A artista brasileira Fabiana Ex-Souza, radicada em Paris desde 2010, também participa da iniciativa. Ela destaca que o Brasil, por ter conservado práticas culturais africanas, representa um verdadeiro santuário para muitos da diáspora.
“O Brasil preservou muito do que foi apagado na África por conta das sucessivas colonizações. Por isso, o encontro com o Brasil pode ser tão transformador”, diz a artista, que acrescentou o “Ex” ao próprio nome como gesto simbólico de descolonização. “É uma forma de marcar o espaço entre o nome imposto pela história da escravidão e a minha própria identidade.”

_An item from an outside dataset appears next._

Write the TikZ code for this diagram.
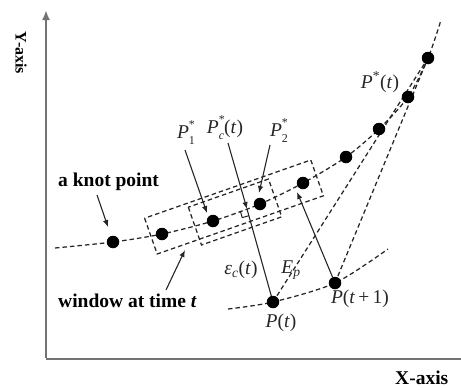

Temporada França-Brasil 2025
A Temporada França-Brasil foi definida em 2023 pelos presidentes Luiz Inácio Lula da Silva e Emmanuel Macron como uma maneira de reforçar os laços culturais e diplomáticos entre os dois países. Após a Temporada Brasil-França — realizada no primeiro semestre em território francês —, é a vez de o Brasil receber as atividades, de agosto a dezembro.
O evento ocorre em 15 capitais brasileiras, entre elas São Paulo, Rio de Janeiro, Salvador, Recife, Brasília, Fortaleza e João Pessoa. Os eixos temáticos prioritários são: diversidade e diálogos com a África; democracia e Estado de direito; e mudanças climáticas.
A Agência Brasil acompanhou parte da programação em Paris, a convite do Instituto Francês, que coordena as ações culturais da temporada no país europeu.